Clean and Equitable Energy Transitions
YCEJ is bringing the insights of environmental justice to clean energy development through the Clean and Equitable Energy Development Certificate Program in partnership with CBEY while offering a free Energy Justice Seminar open to the public. We work alongside grassroots partners to generate usable tools like A People’s Guide to Advance Environmental, Climate, and Energy Justice in Connecticut while spearheading research on the impact of Justice 40 investments for frontline communities.
Generative Solutions
YCEJ convenes environmental leaders across sectors and scales to accomplish more together than they can individually. Our annual Global Environmental Justice Conference draws speakers and participants from around the world and connects local initiatives to global policy. We convene a Global EJ Network to set an agenda for advancing climate justice through international policy levers. We also work with the world’s largest single-campus EJ faculty at Yale to co-create solutions for a more just and sustainable world.

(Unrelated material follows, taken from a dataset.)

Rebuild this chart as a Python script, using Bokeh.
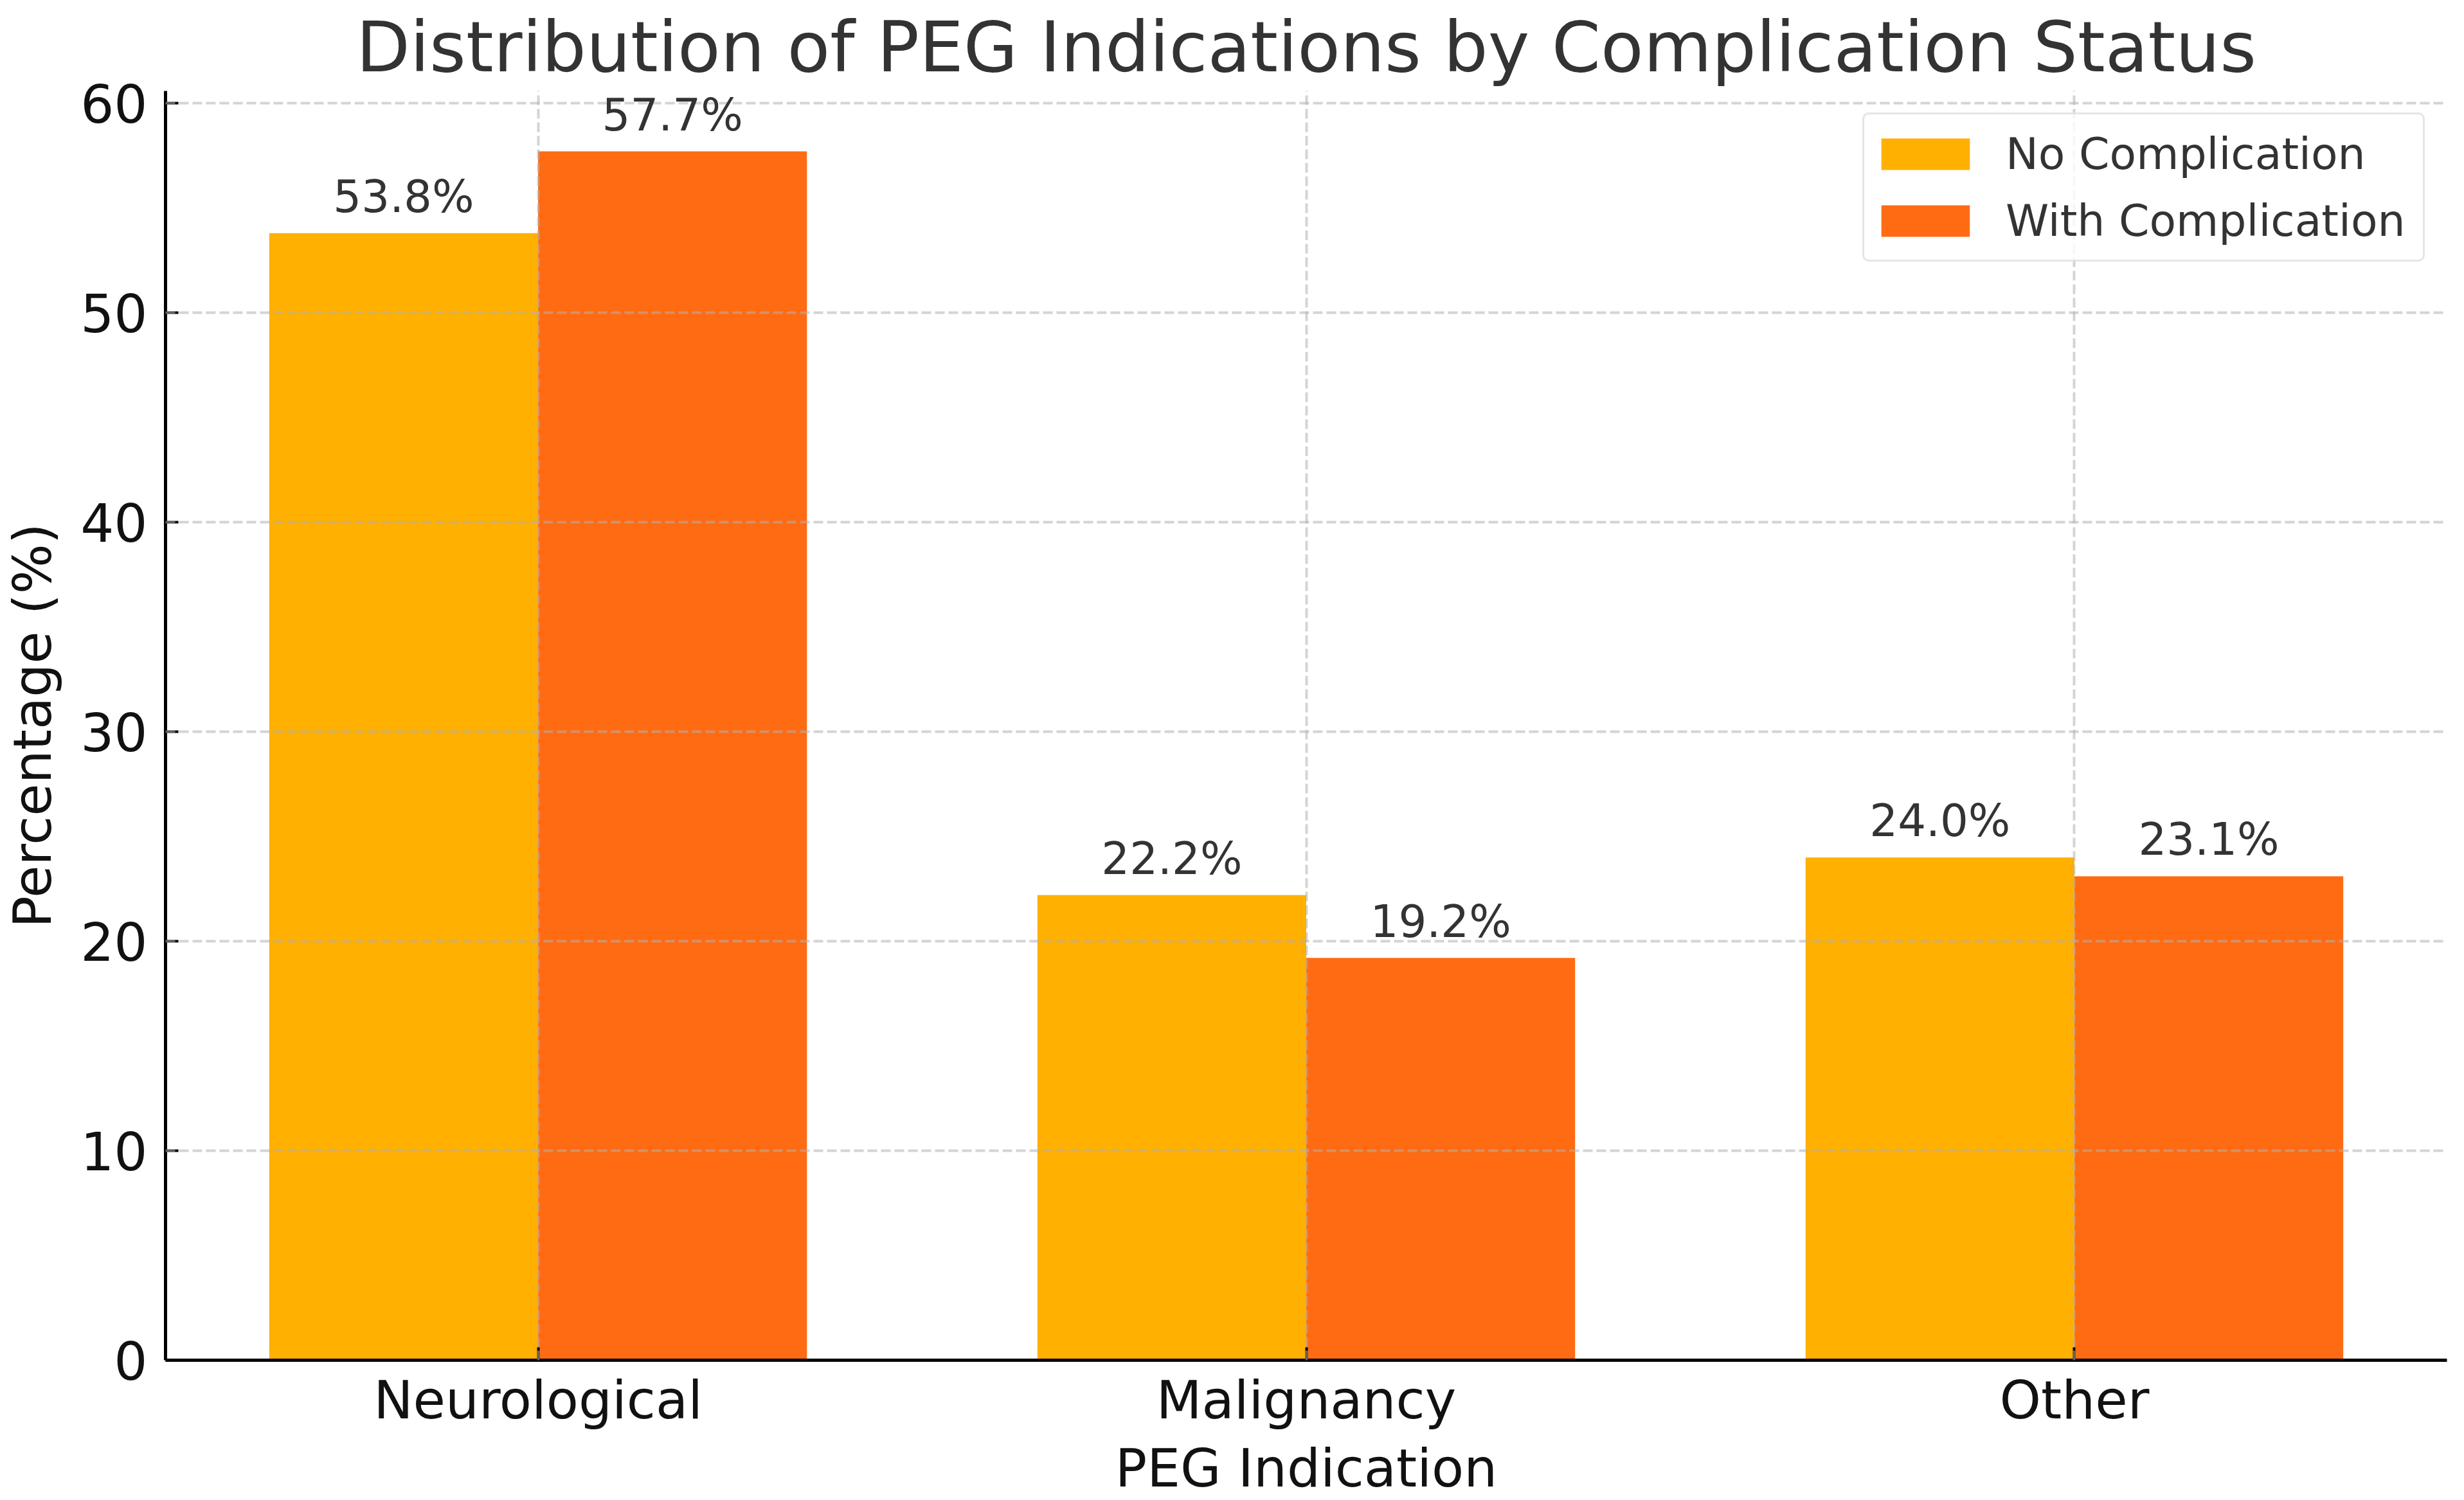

Making Research Count for Communities
YCEJ partners with EJ leaders and regional initiatives to co-create usable knowledge through our EJ Community Fellows Program. We convene cross-campus learning communities in community-engaged research and host the first-ever New Haven People and the Environment Research Library (NH PERL) so residents and researchers can leverage the benefits of community-level data.
Who we are
The Yale Center for Environmental Justice is a joint undertaking between Yale School of the Environment and Yale Law School, in partnership with the Yale College’s Center for the Study of Race, Indigeneity, and Transnational Migration.
The Center was founded by Prof. Gerald Torres, one of the architects of the U.S. government’s first environmental justice executive order and a renowned scholar in constitutional and environmental law.